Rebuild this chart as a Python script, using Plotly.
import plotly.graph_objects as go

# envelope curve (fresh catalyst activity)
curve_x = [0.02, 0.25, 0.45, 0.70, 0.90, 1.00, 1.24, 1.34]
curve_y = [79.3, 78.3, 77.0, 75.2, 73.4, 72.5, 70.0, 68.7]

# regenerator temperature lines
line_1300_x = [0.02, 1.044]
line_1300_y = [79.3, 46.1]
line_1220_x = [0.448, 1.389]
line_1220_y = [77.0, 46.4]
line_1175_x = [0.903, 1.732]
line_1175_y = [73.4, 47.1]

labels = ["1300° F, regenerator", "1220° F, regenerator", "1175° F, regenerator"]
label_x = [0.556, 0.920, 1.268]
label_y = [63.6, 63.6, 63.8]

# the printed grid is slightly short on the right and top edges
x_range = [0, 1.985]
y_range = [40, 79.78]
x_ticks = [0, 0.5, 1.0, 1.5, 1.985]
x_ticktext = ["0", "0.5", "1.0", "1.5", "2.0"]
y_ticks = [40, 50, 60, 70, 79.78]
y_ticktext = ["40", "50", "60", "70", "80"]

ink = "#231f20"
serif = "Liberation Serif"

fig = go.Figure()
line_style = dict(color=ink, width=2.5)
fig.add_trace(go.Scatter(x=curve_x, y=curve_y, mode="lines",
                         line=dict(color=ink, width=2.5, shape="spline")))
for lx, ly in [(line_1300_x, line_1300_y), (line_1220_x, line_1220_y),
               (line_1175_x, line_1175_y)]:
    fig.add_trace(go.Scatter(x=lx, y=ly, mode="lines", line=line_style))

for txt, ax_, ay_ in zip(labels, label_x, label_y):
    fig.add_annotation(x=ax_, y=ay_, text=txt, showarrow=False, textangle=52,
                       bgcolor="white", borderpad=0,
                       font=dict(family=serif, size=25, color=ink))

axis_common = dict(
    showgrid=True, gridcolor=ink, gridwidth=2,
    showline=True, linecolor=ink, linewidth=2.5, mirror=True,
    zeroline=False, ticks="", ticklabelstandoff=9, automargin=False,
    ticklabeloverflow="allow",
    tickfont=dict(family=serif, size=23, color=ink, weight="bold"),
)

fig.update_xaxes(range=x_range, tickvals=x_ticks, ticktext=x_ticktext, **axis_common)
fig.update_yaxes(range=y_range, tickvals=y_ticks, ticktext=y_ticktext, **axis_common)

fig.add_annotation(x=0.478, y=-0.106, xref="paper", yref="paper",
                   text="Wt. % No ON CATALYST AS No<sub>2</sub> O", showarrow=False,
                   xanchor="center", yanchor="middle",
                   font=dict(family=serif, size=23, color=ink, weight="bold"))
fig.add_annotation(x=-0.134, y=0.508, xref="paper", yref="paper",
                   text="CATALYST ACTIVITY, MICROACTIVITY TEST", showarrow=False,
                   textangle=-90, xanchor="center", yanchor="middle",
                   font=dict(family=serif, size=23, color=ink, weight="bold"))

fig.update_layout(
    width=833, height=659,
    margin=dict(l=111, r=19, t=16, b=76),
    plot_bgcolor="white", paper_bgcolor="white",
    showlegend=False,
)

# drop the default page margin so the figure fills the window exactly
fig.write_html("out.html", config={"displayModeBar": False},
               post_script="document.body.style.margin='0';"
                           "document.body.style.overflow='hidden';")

.....

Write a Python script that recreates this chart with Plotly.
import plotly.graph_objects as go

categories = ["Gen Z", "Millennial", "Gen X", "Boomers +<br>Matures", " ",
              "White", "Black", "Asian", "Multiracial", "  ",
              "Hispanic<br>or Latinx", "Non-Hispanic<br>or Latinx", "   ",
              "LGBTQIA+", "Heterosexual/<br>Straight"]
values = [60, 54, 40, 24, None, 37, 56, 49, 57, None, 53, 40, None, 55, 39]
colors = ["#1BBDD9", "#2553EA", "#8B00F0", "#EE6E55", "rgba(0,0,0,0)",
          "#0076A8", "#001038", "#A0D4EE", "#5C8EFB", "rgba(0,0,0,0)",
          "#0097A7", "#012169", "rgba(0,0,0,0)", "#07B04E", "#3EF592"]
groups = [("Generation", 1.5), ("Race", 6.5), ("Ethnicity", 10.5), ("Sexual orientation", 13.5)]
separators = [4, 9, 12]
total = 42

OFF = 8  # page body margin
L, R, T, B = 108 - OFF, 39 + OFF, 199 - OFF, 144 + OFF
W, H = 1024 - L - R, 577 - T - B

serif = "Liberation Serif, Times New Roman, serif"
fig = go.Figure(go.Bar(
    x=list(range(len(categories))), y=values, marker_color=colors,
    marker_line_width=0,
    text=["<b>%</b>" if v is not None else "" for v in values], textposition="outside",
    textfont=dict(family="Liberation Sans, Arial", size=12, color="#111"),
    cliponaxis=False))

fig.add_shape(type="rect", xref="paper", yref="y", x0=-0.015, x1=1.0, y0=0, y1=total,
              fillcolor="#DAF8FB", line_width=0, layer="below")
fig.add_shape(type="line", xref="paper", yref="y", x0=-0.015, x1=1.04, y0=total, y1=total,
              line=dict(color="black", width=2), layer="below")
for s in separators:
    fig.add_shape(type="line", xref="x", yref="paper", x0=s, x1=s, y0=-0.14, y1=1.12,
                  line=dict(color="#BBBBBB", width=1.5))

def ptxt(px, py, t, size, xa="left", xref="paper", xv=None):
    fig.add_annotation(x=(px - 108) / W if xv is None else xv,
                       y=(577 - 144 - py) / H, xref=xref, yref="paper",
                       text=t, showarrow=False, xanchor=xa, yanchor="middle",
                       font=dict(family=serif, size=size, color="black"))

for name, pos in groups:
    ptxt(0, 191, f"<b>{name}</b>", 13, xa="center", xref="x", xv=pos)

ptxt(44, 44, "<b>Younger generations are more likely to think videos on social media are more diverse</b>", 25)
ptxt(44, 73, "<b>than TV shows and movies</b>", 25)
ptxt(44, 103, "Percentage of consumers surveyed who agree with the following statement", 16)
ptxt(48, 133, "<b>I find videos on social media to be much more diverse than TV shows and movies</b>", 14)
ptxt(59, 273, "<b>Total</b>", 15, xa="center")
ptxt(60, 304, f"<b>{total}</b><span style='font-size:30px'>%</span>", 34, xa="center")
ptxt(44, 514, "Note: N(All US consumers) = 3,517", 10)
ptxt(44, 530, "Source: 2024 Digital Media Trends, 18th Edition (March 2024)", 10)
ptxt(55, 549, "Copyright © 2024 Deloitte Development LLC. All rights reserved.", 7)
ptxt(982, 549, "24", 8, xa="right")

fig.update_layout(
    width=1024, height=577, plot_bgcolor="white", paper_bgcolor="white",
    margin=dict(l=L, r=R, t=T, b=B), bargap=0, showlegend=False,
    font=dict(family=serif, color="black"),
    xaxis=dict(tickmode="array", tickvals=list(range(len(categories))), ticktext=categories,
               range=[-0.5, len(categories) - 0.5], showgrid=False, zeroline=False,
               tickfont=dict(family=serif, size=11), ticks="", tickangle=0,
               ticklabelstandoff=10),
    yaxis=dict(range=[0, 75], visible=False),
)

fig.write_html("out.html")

.....

> _WHAT YOU NEED TO DO_: Return the lines of the records that include the string "Python".

> _EXERCISE SOLUTION_:
Rebuild this chart as a Python script, using Plotly.
Write a Python script that recreates this chart with Plotly.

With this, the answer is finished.